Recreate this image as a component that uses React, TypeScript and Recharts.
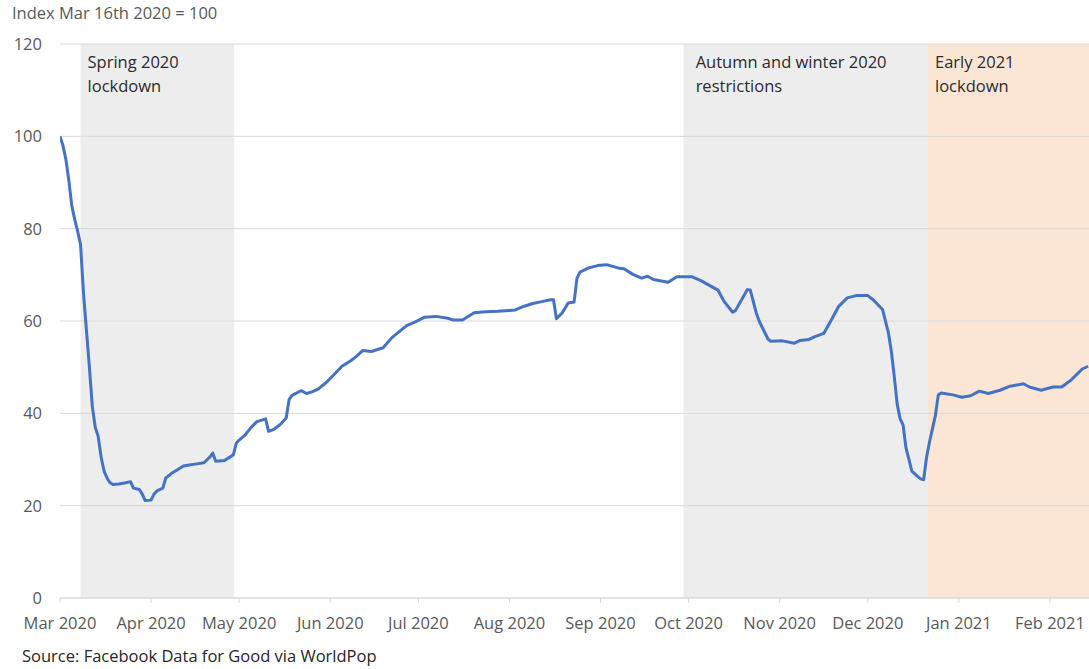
import React from "react";
import { LineChart, Line, XAxis, YAxis, ReferenceArea, ReferenceLine, Label } from "recharts";

// Days since Mar 16th 2020
const days = [
  0, 1, 2, 3, 4, 5, 6, 7, 8, 9, 10, 11, 12, 13, 14, 15, 16, 17, 18, 20, 22, 24, 25, 27, 28, 29, 31, 32, 33, 35,
  36, 38, 40, 42, 44, 46, 49, 51, 52, 53, 56, 59, 60, 61, 63, 65, 67, 70, 71, 73, 75, 77, 78, 79, 82, 84, 86, 88,
  91, 96, 99, 101, 103, 106, 110, 113, 118, 121, 124, 128, 132, 134, 137, 141, 145, 149, 153, 155, 158, 161, 164,
  167, 168, 169, 171, 173, 175, 176, 177, 180, 183, 186, 190, 192, 195, 198, 200, 202, 207, 210, 215, 218, 224,
  226, 229, 230, 234, 235, 237, 238, 241, 242, 246, 250, 252, 255, 257, 260, 263, 265, 268, 271, 275, 277, 280,
  282, 283, 284, 285, 286, 287, 288, 290, 292, 293, 294, 295, 296, 298, 299, 300, 304, 307, 310, 313, 316, 320,
  323, 328, 330, 334, 338, 341, 344, 348, 350,
];
const mobilityIndex = [
  100, 98, 95, 90.5, 85, 82, 79.5, 76.5, 66, 58, 50, 41.5, 37, 35, 30.5, 27.5, 26, 25, 24.6, 24.7, 24.9, 25.2, 23.8,
  23.5, 22.5, 21.1, 21.2, 22.5, 23.2, 23.8, 26, 27, 27.8, 28.6, 28.8, 29, 29.3, 30.5, 31.4, 29.6, 29.8, 31, 33.5,
  34.2, 35.3, 36.9, 38.2, 38.8, 36.1, 36.6, 37.6, 39, 43, 43.9, 44.9, 44.3, 44.7, 45.3, 46.9, 50.2, 51.4, 52.4,
  53.6, 53.4, 54.2, 56.4, 59, 59.8, 60.8, 61, 60.6, 60.2, 60.2, 61.8, 62, 62.1, 62.3, 62.4, 63.2, 63.8, 64.2, 64.6,
  64.6, 60.5, 61.8, 63.9, 64.1, 69.3, 70.6, 71.5, 72, 72.2, 71.5, 71.3, 70.1, 69.3, 69.7, 69, 68.4, 69.6, 69.6,
  68.8, 66.7, 64.3, 61.9, 62.3, 66.8, 66.7, 61.8, 60, 56.1, 55.6, 55.7, 55.2, 55.8, 56, 56.6, 57.3, 60.7, 63.1, 65,
  65.5, 65.5, 64.5, 62.5, 57.5, 53.5, 48, 42, 38.8, 37.5, 32.5, 27.5, 26.3, 25.8, 25.6, 30.5, 33.8, 39.5, 44, 44.4,
  44, 43.5, 43.8, 44.8, 44.3, 45, 45.8, 46.4, 45.7, 45, 45.7, 45.7, 47.1, 49.6, 50.2,
];

const monthTickDays = [0, 31, 61, 92, 122, 153, 184, 214, 245, 275, 306, 337];
const monthTickLabels = [
  "Mar 2020", "Apr 2020", "May 2020", "Jun 2020", "Jul 2020", "Aug 2020",
  "Sep 2020", "Oct 2020", "Nov 2020", "Dec 2020", "Jan 2021", "Feb 2021",
];
const yTicks = [0, 20, 40, 60, 80, 100, 120];
const xMax = 350.3;

const periodStarts = [7, 212.3, 295.5];
const periodEnds = [59.3, 295.5, xMax];
const periodLabels = [
  ["Spring 2020", "lockdown"],
  ["Autumn and winter 2020", "restrictions"],
  ["Early 2021", "lockdown"],
];

const tableData = days.map((d, i) => ({ day: d, value: mobilityIndex[i] }));

const FONT = "'Open Sans', sans-serif";
const FS = 16.5;
const periodFills = ["#EDEDED", "#EDEDED", "#FBE6D6"];
const labelDx = [7, 12, 7];

const PeriodLabel = (props: any) => {
  const { viewBox, lines, dx } = props;
  if (!viewBox) return null;
  return (
    <text x={viewBox.x + dx} y={viewBox.y + 24} fill="#2B2B2B" fontFamily={FONT} fontSize={FS}>
      {lines.map((t: string, i: number) => (
        <tspan key={i} x={viewBox.x + dx} dy={i === 0 ? 0 : 24}>
          {t}
        </tspan>
      ))}
    </text>
  );
};

export default function App() {
  return (
    <div style={{ position: "absolute", left: 0, top: 0, width: 1089, height: 669, overflow: "hidden", background: "#fff" }}>
      <div
        style={{
          position: "absolute", left: 12, top: 5, fontFamily: FONT, fontSize: FS, lineHeight: `${FS}px`,
          color: "#595959", whiteSpace: "nowrap",
        }}
      >
        Index Mar 16th 2020 = 100
      </div>
      <LineChart
        width={1089}
        height={669}
        data={tableData}
        margin={{ top: 44, right: 0, bottom: 41, left: 0 }}
        style={{ fontFamily: FONT }}
      >
        <XAxis
          dataKey="day"
          type="number"
          domain={[0, xMax]}
          ticks={monthTickDays}
          interval={0}
          allowDataOverflow
          tickFormatter={(v: number) => monthTickLabels[monthTickDays.indexOf(v)] ?? ""}
          axisLine={{ stroke: "#D9D9D9" }}
          tickLine={{ stroke: "#D9D9D9" }}
          tickSize={5}
          tickMargin={14}
          height={30}
          tick={{ fill: "#595959", fontSize: FS, fontFamily: FONT }}
        />
        <YAxis
          type="number"
          domain={[0, 120]}
          ticks={yTicks}
          interval={0}
          width={60}
          axisLine={false}
          tickLine={false}
          tickSize={6}
          tickMargin={12}
          tick={{ fill: "#595959", fontSize: FS, fontFamily: FONT }}
        />
        {periodStarts.map((s, i) => (
          <ReferenceArea
            key={`a${i}`}
            x1={s}
            x2={periodEnds[i]}
            y1={0}
            y2={120}
            fill={periodFills[i]}
            fillOpacity={1}
            stroke="none"
            ifOverflow="extendDomain"
          >
            <Label content={(p: any) => <PeriodLabel {...p} lines={periodLabels[i]} dx={labelDx[i]} />} />
          </ReferenceArea>
        ))}
        {yTicks.map((t) => (
          <ReferenceLine key={`g${t}`} y={t} stroke="#D9D9D9" strokeWidth={1} />
        ))}
        <Line
          type="linear"
          dataKey="value"
          stroke="#4472C4"
          strokeWidth={3}
          strokeLinejoin="round"
          dot={false}
          activeDot={false}
          isAnimationActive={false}
        />
      </LineChart>
      <div
        style={{
          position: "absolute", left: 22, top: 648, fontFamily: FONT, fontSize: FS, lineHeight: `${FS}px`,
          color: "#262626", whiteSpace: "nowrap",
        }}
      >
        Source: Facebook Data for Good via WorldPop
      </div>
    </div>
  );
}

*-*-*

## Your task
Using the data above, write out every line exactly, leaving the images behind.

## Answer to this task
Recreate this image as a component that uses React, TypeScript and Recharts.
import React from "react";
import { LineChart, Line, XAxis, YAxis, ReferenceArea, ReferenceLine, Label } from "recharts";

// Days since Mar 16th 2020
const days = [
  0, 1, 2, 3, 4, 5, 6, 7, 8, 9, 10, 11, 12, 13, 14, 15, 16, 17, 18, 20, 22, 24, 25, 27, 28, 29, 31, 32, 33, 35,
  36, 38, 40, 42, 44, 46, 49, 51, 52, 53, 56, 59, 60, 61, 63, 65, 67, 70, 71, 73, 75, 77, 78, 79, 82, 84, 86, 88,
  91, 96, 99, 101, 103, 106, 110, 113, 118, 121, 124, 128, 132, 134, 137, 141, 145, 149, 153, 155, 158, 161, 164,
  167, 168, 169, 171, 173, 175, 176, 177, 180, 183, 186, 190, 192, 195, 198, 200, 202, 207, 210, 215, 218, 224,
  226, 229, 230, 234, 235, 237, 238, 241, 242, 246, 250, 252, 255, 257, 260, 263, 265, 268, 271, 275, 277, 280,
  282, 283, 284, 285, 286, 287, 288, 290, 292, 293, 294, 295, 296, 298, 299, 300, 304, 307, 310, 313, 316, 320,
  323, 328, 330, 334, 338, 341, 344, 348, 350,
];
const mobilityIndex = [
  100, 98, 95, 90.5, 85, 82, 79.5, 76.5, 66, 58, 50, 41.5, 37, 35, 30.5, 27.5, 26, 25, 24.6, 24.7, 24.9, 25.2, 23.8,
  23.5, 22.5, 21.1, 21.2, 22.5, 23.2, 23.8, 26, 27, 27.8, 28.6, 28.8, 29, 29.3, 30.5, 31.4, 29.6, 29.8, 31, 33.5,
  34.2, 35.3, 36.9, 38.2, 38.8, 36.1, 36.6, 37.6, 39, 43, 43.9, 44.9, 44.3, 44.7, 45.3, 46.9, 50.2, 51.4, 52.4,
  53.6, 53.4, 54.2, 56.4, 59, 59.8, 60.8, 61, 60.6, 60.2, 60.2, 61.8, 62, 62.1, 62.3, 62.4, 63.2, 63.8, 64.2, 64.6,
  64.6, 60.5, 61.8, 63.9, 64.1, 69.3, 70.6, 71.5, 72, 72.2, 71.5, 71.3, 70.1, 69.3, 69.7, 69, 68.4, 69.6, 69.6,
  68.8, 66.7, 64.3, 61.9, 62.3, 66.8, 66.7, 61.8, 60, 56.1, 55.6, 55.7, 55.2, 55.8, 56, 56.6, 57.3, 60.7, 63.1, 65,
  65.5, 65.5, 64.5, 62.5, 57.5, 53.5, 48, 42, 38.8, 37.5, 32.5, 27.5, 26.3, 25.8, 25.6, 30.5, 33.8, 39.5, 44, 44.4,
  44, 43.5, 43.8, 44.8, 44.3, 45, 45.8, 46.4, 45.7, 45, 45.7, 45.7, 47.1, 49.6, 50.2,
];

const monthTickDays = [0, 31, 61, 92, 122, 153, 184, 214, 245, 275, 306, 337];
const monthTickLabels = [
  "Mar 2020", "Apr 2020", "May 2020", "Jun 2020", "Jul 2020", "Aug 2020",
  "Sep 2020", "Oct 2020", "Nov 2020", "Dec 2020", "Jan 2021", "Feb 2021",
];
const yTicks = [0, 20, 40, 60, 80, 100, 120];
const xMax = 350.3;

const periodStarts = [7, 212.3, 295.5];
const periodEnds = [59.3, 295.5, xMax];
const periodLabels = [
  ["Spring 2020", "lockdown"],
  ["Autumn and winter 2020", "restrictions"],
  ["Early 2021", "lockdown"],
];

const tableData = days.map((d, i) => ({ day: d, value: mobilityIndex[i] }));

const FONT = "'Open Sans', sans-serif";
const FS = 16.5;
const periodFills = ["#EDEDED", "#EDEDED", "#FBE6D6"];
const labelDx = [7, 12, 7];

const PeriodLabel = (props: any) => {
  const { viewBox, lines, dx } = props;
  if (!viewBox) return null;
  return (
    <text x={viewBox.x + dx} y={viewBox.y + 24} fill="#2B2B2B" fontFamily={FONT} fontSize={FS}>
      {lines.map((t: string, i: number) => (
        <tspan key={i} x={viewBox.x + dx} dy={i === 0 ? 0 : 24}>
          {t}
        </tspan>
      ))}
    </text>
  );
};

export default function App() {
  return (
    <div style={{ position: "absolute", left: 0, top: 0, width: 1089, height: 669, overflow: "hidden", background: "#fff" }}>
      <div
        style={{
          position: "absolute", left: 12, top: 5, fontFamily: FONT, fontSize: FS, lineHeight: `${FS}px`,
          color: "#595959", whiteSpace: "nowrap",
        }}
      >
        Index Mar 16th 2020 = 100
      </div>
      <LineChart
        width={1089}
        height={669}
        data={tableData}
        margin={{ top: 44, right: 0, bottom: 41, left: 0 }}
        style={{ fontFamily: FONT }}
      >
        <XAxis
          dataKey="day"
          type="number"
          domain={[0, xMax]}
          ticks={monthTickDays}
          interval={0}
          allowDataOverflow
          tickFormatter={(v: number) => monthTickLabels[monthTickDays.indexOf(v)] ?? ""}
          axisLine={{ stroke: "#D9D9D9" }}
          tickLine={{ stroke: "#D9D9D9" }}
          tickSize={5}
          tickMargin={14}
          height={30}
          tick={{ fill: "#595959", fontSize: FS, fontFamily: FONT }}
        />
        <YAxis
          type="number"
          domain={[0, 120]}
          ticks={yTicks}
          interval={0}
          width={60}
          axisLine={false}
          tickLine={false}
          tickSize={6}
          tickMargin={12}
          tick={{ fill: "#595959", fontSize: FS, fontFamily: FONT }}
        />
        {periodStarts.map((s, i) => (
          <ReferenceArea
            key={`a${i}`}
            x1={s}
            x2={periodEnds[i]}
            y1={0}
            y2={120}
            fill={periodFills[i]}
            fillOpacity={1}
            stroke="none"
            ifOverflow="extendDomain"
          >
            <Label content={(p: any) => <PeriodLabel {...p} lines={periodLabels[i]} dx={labelDx[i]} />} />
          </ReferenceArea>
        ))}
        {yTicks.map((t) => (
          <ReferenceLine key={`g${t}`} y={t} stroke="#D9D9D9" strokeWidth={1} />
        ))}
        <Line
          type="linear"
          dataKey="value"
          stroke="#4472C4"
          strokeWidth={3}
          strokeLinejoin="round"
          dot={false}
          activeDot={false}
          isAnimationActive={false}
        />
      </LineChart>
      <div
        style={{
          position: "absolute", left: 22, top: 648, fontFamily: FONT, fontSize: FS, lineHeight: `${FS}px`,
          color: "#262626", whiteSpace: "nowrap",
        }}
      >
        Source: Facebook Data for Good via WorldPop
      </div>
    </div>
  );
}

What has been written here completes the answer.